And the other day there was something suspicious in my juice. And this is after the 20 day expired smoothie.
Seriously, the world is trying to kill me! Or make me more of a hippie than I already am. At least if there's bugs on my grown greens, I know where they came from. And I don't cook them!
I AM NOT EATING THE BEETLE!
I AM NOT EATING THE BEETLE!
This is why we can't have nice planets. It's on you, Liese. Nice try saving the world with
music.
Pfft.
Hee. I would totally tag that, except I don't want to look at my tagline every day and think about EATING BEETLES!
Puppycat is chirping at the light and I just tried to explain to her that it's not a bug. Except it is a bug. There's a lady bug on the pull chain.
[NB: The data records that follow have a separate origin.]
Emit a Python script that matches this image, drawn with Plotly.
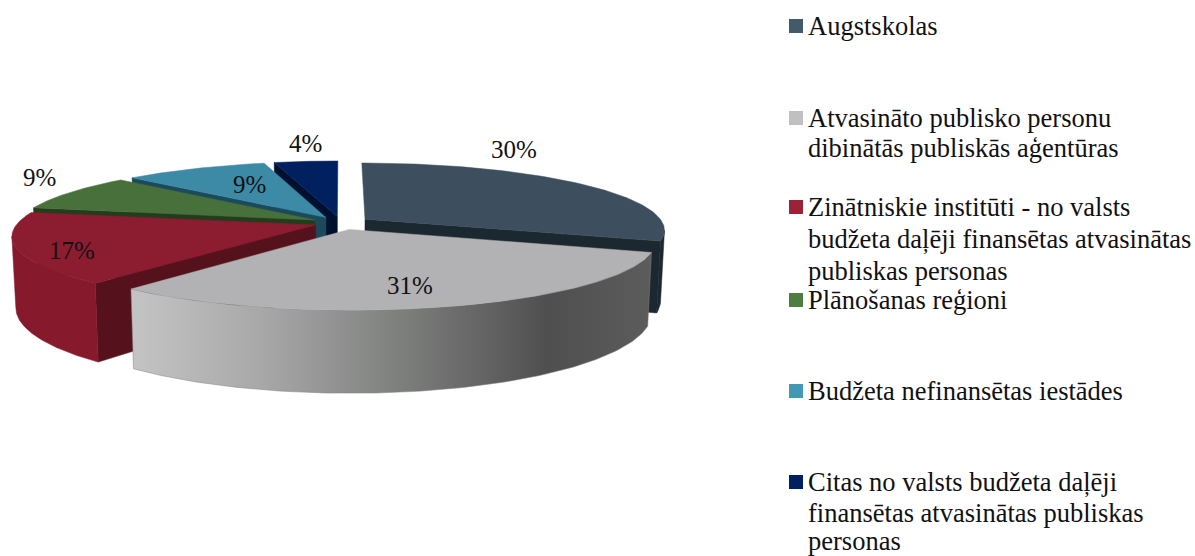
import numpy as np
import plotly.graph_objects as go

categories = ["Augstskolas", "Atvasināto publisko personu dibinātās publiskās aģentūras",
              "Zinātniskie institūti - no valsts budžeta daļēji finansētas atvasinātas publiskas personas",
              "Plānošanas reģioni", "Budžeta nefinansētas iestādes",
              "Citas no valsts budžeta daļēji finansētas atvasinātas publiskas personas"]
shares = [30.2, 30.8, 17.1, 8.8, 9.1, 4.0]
pct_labels = ["30%", "31%", "17%", "9%", "9%", "4%"]
legend_lines = [["Augstskolas"],
                ["Atvasināto publisko personu", "dibinātās publiskās aģentūras"],
                ["Zinātniskie institūti - no valsts", "budžeta daļēji finansētas atvasinātas", "publiskas personas"],
                ["Plānošanas reģioni"],
                ["Budžeta nefinansētas iestādes"],
                ["Citas no valsts budžeta daļēji", "finansētas atvasinātas publiskas", "personas"]]

top_col = ["#3d4f5f", "#b2b2b4", "#8c1c30", "#47703a", "#3c8aa5", "#00205f"]
side_col = ["#1c282f", "#808080", "#86192c", "#3f6434", "#35788f", "#001a4d"]
wall_col = ["#1c282f", "#666666", "#56121c", "#253b1e", "#1c4a5b", "#00102f"]
leg_col = ["#44596c", "#c0c0c0", "#9c2238", "#4e7d40", "#4299b4", "#002060"]
gray_gradient = [[0, "#c4c4c4"], [0.25, "#a8a8a8"], [0.5, "#808280"], [0.8, "#4f4f4f"], [1, "#5c5c5c"]]
explode = [0.1, 0.1, 0.09, 0.1, 0.1, 0.1]

label_pos = [(514, 149), (410, 285), (72, 250), (39, 177), (249, 184), (305, 143)]
legend_y = [[26], [118, 148], [207, 239, 271], [300], [391], [482, 513, 541]]

CX, CY, R, RY, K, DEPTH, NARROW = 341, 223, 298, 66, 0.155, 69, 0.012
FONT = "Liberation Serif"


def project(X, Yf, z=0.0):
    w = 1 / (1 - K * Yf)
    return CX + R * X * w * (1 - NARROW * z), CY + (RY * Yf + DEPTH * z) * w


def poly(fig, xs, ys, color, name, gradient=None):
    kw = dict(fillgradient=dict(type="horizontal", colorscale=gradient)) if gradient else dict(fillcolor=color)
    fig.add_trace(go.Scatter(x=xs, y=ys, mode="lines", fill="toself", line=dict(width=0.5, color=color),
                             name=name, showlegend=False, hoverinfo="name", **kw))


fig = go.Figure()
edges = np.radians(np.concatenate([[0], np.cumsum(shares)]) * 3.6)
for i in [5, 4, 3, 0, 2, 1]:
    a0, a1 = edges[i], edges[i + 1]
    mid = (a0 + a1) / 2
    ox, oy = explode[i] * np.sin(mid), -explode[i] * np.cos(mid)
    t = np.linspace(a0, a1, 120)
    ax, ay = ox + np.sin(t), oy - np.cos(t)

    def wall(a):
        px = np.array([ox, ox + np.sin(a), ox + np.sin(a), ox])
        py = np.array([oy, oy - np.cos(a), oy - np.cos(a), oy])
        z = np.array([0, 0, 1, 1])
        x, y = project(px, py, z)
        poly(fig, list(x) + [x[0]], list(y) + [y[0]], wall_col[i], categories[i])

    if -np.cos(a0 - np.pi / 2) > 0:
        wall(a0)
    if -np.cos(a1 + np.pi / 2) > 0:
        wall(a1)
    # outer rim runs from the silhouette point (widest x) round to the front
    rim_x, _ = project(ax, ay, 0)
    if np.sin(mid) > 0:
        keep = np.arange(len(t)) >= np.argmax(rim_x)
    else:
        keep = np.arange(len(t)) <= np.argmin(rim_x)
    if keep.sum() > 1:
        tx, ty = project(ax[keep], ay[keep], 0)
        bx, by = project(ax[keep], ay[keep], 1)
        xs = np.concatenate([tx, bx[::-1], tx[:1]])
        ys = np.concatenate([ty, by[::-1], ty[:1]])
        poly(fig, xs, ys, side_col[i], categories[i], gray_gradient if i == 1 else None)
    x, y = project(np.concatenate([[ox], ax, [ox]]), np.concatenate([[oy], ay, [oy]]))
    poly(fig, x, y, top_col[i], categories[i])

annotations = []
for txt, (px, py) in zip(pct_labels, label_pos):
    annotations.append(dict(x=px, y=py, text=txt, showarrow=False, xanchor="center", yanchor="middle",
                            font=dict(family=FONT, size=25, color="#111111")))
for i, cat in enumerate(categories):
    fig.add_trace(go.Scatter(x=[796], y=[legend_y[i][0]], mode="markers", name=cat, showlegend=False,
                             marker=dict(symbol="square", size=14, color=leg_col[i], line=dict(width=0))))
    for line, ly in zip(legend_lines[i], legend_y[i]):
        annotations.append(dict(x=807, y=ly, text=line, showarrow=False, xanchor="left", yanchor="middle",
                                borderpad=0, font=dict(family=FONT, size=26.5, color="#111111")))

fig.update_layout(width=1195, height=556, margin=dict(l=0, r=0, t=0, b=0), autosize=False,
                  paper_bgcolor="white", plot_bgcolor="white", showlegend=False, annotations=annotations,
                  xaxis=dict(range=[0, 1195], visible=False, fixedrange=True),
                  yaxis=dict(range=[556, 0], visible=False, fixedrange=True))
fig.write_html("out.html", config=dict(displayModeBar=False),
               post_script="document.body.style.margin='0';document.body.style.overflow='hidden';")
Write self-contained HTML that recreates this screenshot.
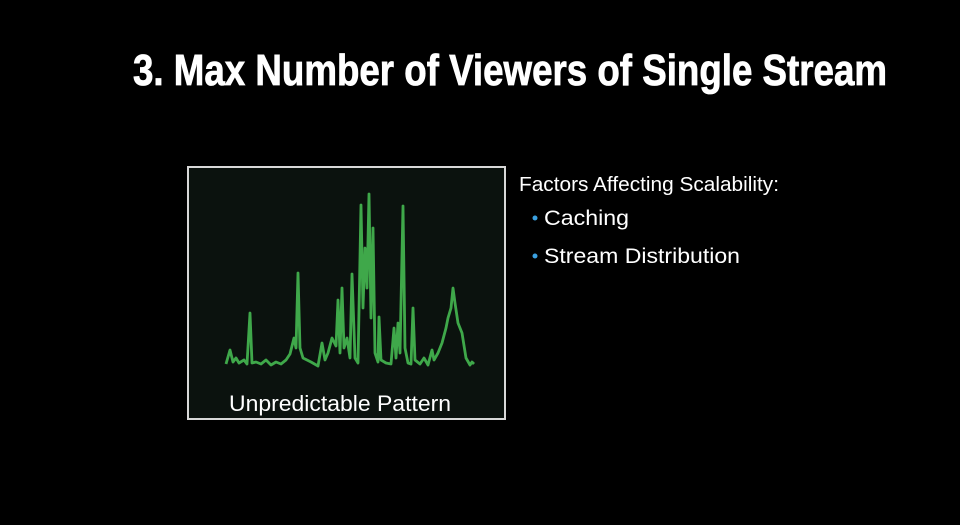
<!DOCTYPE html>
<html><head><meta charset="utf-8"><style>
html,body{margin:0;padding:0;background:#000;}
body{width:960px;height:525px;overflow:hidden;position:relative;font-family:"Liberation Sans",sans-serif;}
</style></head><body>
<svg width="960" height="525" viewBox="0 0 960 525" style="position:absolute;left:0;top:0">
<rect x="0" y="0" width="960" height="525" fill="#000"/>
<text x="133" y="85" font-family="Liberation Sans, sans-serif" font-weight="bold" font-size="44" fill="#fff" stroke="#fff" stroke-width="0.8" textLength="754" lengthAdjust="spacingAndGlyphs">3. Max Number of Viewers of Single Stream</text>
<rect x="188" y="167" width="317" height="252" fill="#0b120e" stroke="#d8d8d8" stroke-width="2"/>
<g id="plot"></g>
<text x="229" y="411" font-family="Liberation Sans, sans-serif" font-size="22" fill="#fff" textLength="222" lengthAdjust="spacingAndGlyphs">Unpredictable Pattern</text>
<text x="519" y="191" font-family="Liberation Sans, sans-serif" font-size="20.5" fill="#fff" textLength="260" lengthAdjust="spacingAndGlyphs">Factors Affecting Scalability:</text>
<circle cx="535" cy="218" r="2.5" fill="#3aa0e0"/>
<text x="544" y="225" font-family="Liberation Sans, sans-serif" font-size="21" fill="#fff" textLength="85" lengthAdjust="spacingAndGlyphs">Caching</text>
<circle cx="535" cy="256" r="2.5" fill="#3aa0e0"/>
<text x="544" y="263" font-family="Liberation Sans, sans-serif" font-size="21" fill="#fff" textLength="196" lengthAdjust="spacingAndGlyphs">Stream Distribution</text>
</svg>
<script>
const times=[0,4,7,10,13,18,21,24,26,30,35,40,45,50,55,60,64,68,70,72,74,77,85,92,96,99,102,106,110,112,114,116,118,121,124,126,129,132,135,137,139,141,143,145,147,149,152,153,155,160,165,168,170,172,174,177,179,182,185,187,189,194,198,202,206,208,212,216,220,222,225,227,229,232,236,240,244,246,248];
const viewers=[4,18,6,10,5,8,4,55,5,6,4,8,3,6,4,8,14,30,20,95,20,10,6,2,25,8,15,30,22,68,15,80,20,30,10,94,10,5,163,60,120,80,174,50,140,15,6,51,8,5,4,40,10,45,15,162,20,5,4,60,8,4,10,3,18,8,15,25,40,50,60,80,65,45,35,10,3,6,4];
function xs(t){return 226+t;}
function ys(v){return 368-v;}
const g=document.getElementById('plot');
const p=document.createElementNS('http://www.w3.org/2000/svg','path');
let d='';
for(let i=0;i<times.length;i++){d+=(i?'L':'M')+xs(times[i])+','+ys(viewers[i]);}
p.setAttribute('d',d);
p.setAttribute('fill','none');
p.setAttribute('stroke','#3fa84a');
p.setAttribute('stroke-width','2.8');
p.setAttribute('stroke-linejoin','round');


g.appendChild(p);
</script>
</body></html>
I totally am going to save the lady bug.
And, you know, not have it for dinner.
I don't want to look at my tagline every day and think about EATING BEETLES!
Heh. This all comes from me quizzing my ex-coworker on all the bugs he ate across Cambodia and Laos.
"So, what was the most surprisingly tasting thing you had made of bugs?"
Answer:
Sugar ants. You just snap off the thorax and pop it into your mouth like a spicy sweet red hot.
"And what was the most irredeemably horrible thing you ate?"
Answer:
Pickled tarantula. Really quite gross.
Why did I read the whitefont? Whyyyyyy? Of COURSE that would be the most irredeemably horrible thing to eat. I feel pretty squicked just thinking about it.
And see, the thing is I pride myself on being an adventurous eater. But I was not in the appropriate mode when I wilted a little spinach into my wheat egg noodles!
Why did I read the whitefont? Whyyyyyy?
Same reason I did?
I regret it too.
I've yet to move the ladybug. It's all cute.
Yeah, a relaxing dinner should not involve Fear Factor.
Sarameg, I used TurboTax and I think one of the deluxe versions will suit you fine.